In either case, the defendant’s position was that the assignments were of a bare cause of action that were not conducive to the administration of justice and were champertous. There were also arguments made as to whether it was possible to assign a claim that may never exist and that the assignment was not of the whole claim.

The Court accepted that maintenance (the support by a person of litigation in which he has no legitimate concern without just cause of excuse) and champerty (when the person maintaining another stipulates for a share of the proceeds) survived as rules of public policy capable of rendering a contract unenforceable. It was, however, important to remember that the rules, at their heart, were principles of public policy designed to protect the purity of justice and the interests of vulnerable litigants. In the Court of Appeal, Lord Denning, in the leading case of Trendtex Trading stated that "it is sufficient if the maintainer has a legitimate and genuine interest in the subject matter, and the circumstances are such as reasonably to warrant his support of the action or defence: so in an assignment of a chose in action, it is valid if the assignee has a legitimate and genuine interest in the subject matter and the circumstances are such as reasonably to warrant the assignment of it to him." The House of Lords broadly followed the Court of Appeal’s reasoning and stated, absent champerty, that “an assignee who can show that he has a genuine commercial interest in the enforcement of a claim of another and to that extent takes an assignment of that claim to himself is entitled to enforce that assignment”.

In this case the Court considered that the claimant acquired the right to the liquidated sum and the assignment of the right to bring a claim was incidental and subsidiary to that right and was not a bare cause of action. The fact that liability to repay the liquidated sum was disputed did not affect its assignability. Given that, could it be said that there was meddling by the claimant with the dispute between the defendant and its customers in which the claimant had no interest and where the assistance rendered was without justification or excuse? The Court held that the assignment would be valid if the claimant had a legitimate and genuine interest and that it needed to be considered whether the legal process was somehow impugned by the assignment. The Court was not persuaded that there were sufficient policy reasons for ruling that the assignment was invalid. To the contrary, there were strong public policy reasons in favour of upholding the assignments. The Court mentioned 11 reasons, including access to justice, the lack of any abuse of the legal process and the presence of a legitimate and genuine commercial interest. This last issue answers the taxing point as to whether it is acceptable to refer to the very agreement that is being challenged as being the foundation of the commercial interest.

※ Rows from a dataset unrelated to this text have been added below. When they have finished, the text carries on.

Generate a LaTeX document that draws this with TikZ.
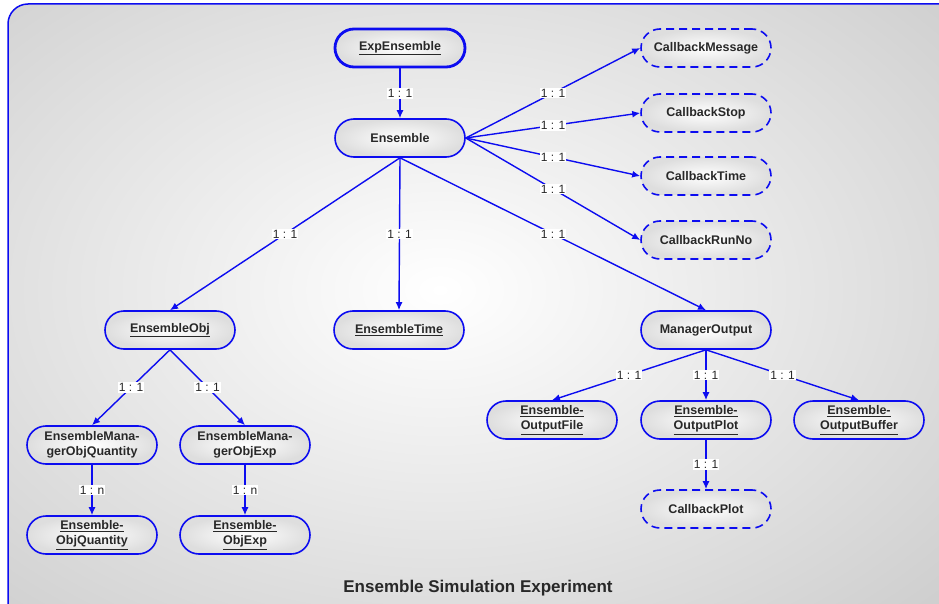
\documentclass[tikz,border=0pt]{standalone}
\usepackage{fontspec}
\setmainfont{Liberation Sans}
\usepackage{tikz}
\usetikzlibrary{arrows.meta,positioning}
\definecolor{linkblue}{RGB}{12,12,240}
\definecolor{textgray}{RGB}{40,40,40}
\tikzstyle{unit}=[draw=linkblue,line width=1.6pt,rectangle,rounded corners=19pt,minimum width=130pt,minimum height=38pt,inner sep=2pt,inner color=white,outer color=black!13,font=\fontsize{12.5}{15.5}\selectfont\bfseries,text=textgray,align=center]
\tikzstyle{root}=[unit,line width=2.8pt]
\tikzstyle{callback}=[unit,dash pattern=on 8pt off 5pt]
\tikzstyle{link}=[draw=linkblue,line width=1.4pt,-{Latex[length=8pt,width=7pt]}]
\tikzstyle{ratio}=[fill=white,inner sep=1.2pt,font=\fontsize{12}{12}\selectfont,text=textgray]

\begin{document}
\begin{tikzpicture}[x=1pt,y=-1pt]
  \useasboundingbox (0,0) rectangle (939,604);
  \begin{scope}
    \clip[rounded corners=20pt] (8,4) rectangle (960,625);
    \fill[black!25] (0,0) rectangle (939,604);
    \shade[inner color=white,outer color=black!25] (440,290) ellipse (900 and 600);
  \end{scope}
  \draw[linkblue,line width=1.5pt,rounded corners=20pt] (8,4) rectangle (960,625);

  \node[root] (expens) at (400,48) {\underline{ExpEnsemble}};
  \node[unit] (ens) at (400,138) {Ensemble};

  \node[callback] (cbmsg) at (706,48) {CallbackMessage};
  \node[callback] (cbstop) at (706,113) {CallbackStop};
  \node[callback] (cbtime) at (706,176) {CallbackTime};
  \node[callback] (cbrun) at (706,240) {CallbackRunNo};

  \node[unit] (ensobj) at (170,330) {\underline{EnsembleObj}};
  \node[unit] (enstime) at (399,330) {\underline{EnsembleTime}};
  \node[unit] (mgrout) at (706,330) {ManagerOutput};

  \node[unit] (mgrquant) at (92,445) {EnsembleMana-\\gerObjQuantity};
  \node[unit] (mgrexp) at (245,445) {EnsembleMana-\\gerObjExp};
  \node[unit] (objquant) at (92,535) {\underline{Ensemble-}\\\underline{ObjQuantity}};
  \node[unit] (objexp) at (245,535) {\underline{Ensemble-}\\\underline{ObjExp}};

  \node[unit] (outfile) at (552,420) {\underline{Ensemble-}\\\underline{OutputFile}};
  \node[unit] (outplot) at (706,420) {\underline{Ensemble-}\\\underline{OutputPlot}};
  \node[unit] (outbuf) at (859,420) {\underline{Ensemble-}\\\underline{OutputBuffer}};
  \node[callback] (cbplot) at (706,509) {CallbackPlot};

  \node[font=\fontsize{17}{17}\selectfont\bfseries,text=textgray] (title) at (478,588) {Ensemble Simulation Experiment};

  \draw[link] (expens.south) -- node[ratio] {1 : 1} (ens.north);
  \foreach \cb in {cbmsg,cbstop,cbtime,cbrun}
    \draw[link] (ens.east) -- node[ratio] {1 : 1} (\cb.west);
  \foreach \sub in {ensobj,enstime,mgrout}
    \draw[link] (ens.south) -- node[ratio] {1 : 1} (\sub.north);

  \draw[link] (ensobj.south) -- node[ratio] {1 : 1} (mgrquant.north);
  \draw[link] (ensobj.south) -- node[ratio] {1 : 1} (mgrexp.north);
  \draw[link] (mgrquant.south) -- node[ratio] {1 : n} (objquant.north);
  \draw[link] (mgrexp.south) -- node[ratio] {1 : n} (objexp.north);

  \foreach \out in {outfile,outplot,outbuf}
    \draw[link] (mgrout.south) -- node[ratio] {1 : 1} (\out.north);
  \draw[link] (outplot.south) -- node[ratio] {1 : 1} (cbplot.north);
\end{tikzpicture}
\end{document}
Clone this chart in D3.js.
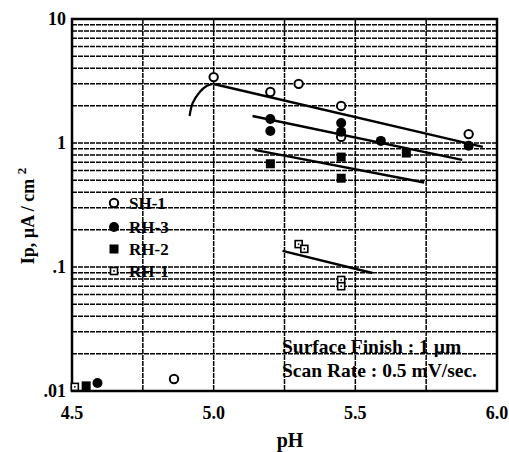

In a sense, it is unfortunate that the case was not appealed and was argued by representatives of the litigants themselves in a case where small sums of money were at stake. The question is whether the result would have been different had the case been about liquidated sums in the millions, and had been argued by city solicitors and King’s Counsel up to the Court of Appeal. Given the limited nature of the caselaw, and its clarity, and the importance of public policy in the Court’s determination, it is tempting to think that the result would not have been different. Perhaps the more difficult issue is whether the result would have been the same had the causes of action alleged tortious wrongs, with damages to be assessed, such that there were no liquidated sums at stake. In principle, it is hard to see why a claimant cannot continue to have a genuine and legitimate interest in a piece of litigation if it is about damages at large, as against a liquidated sum, and time will tell as to whether similar cases are pursued. If a litigation funder were to take assignments of such claims, it would need to be prepared for a full on challenge on champerty grounds, but there are respectable arguments that the policy grounds that won the day for Casehub would continue to be persuasive. It remains an open question, though, as to how such claims would be case managed.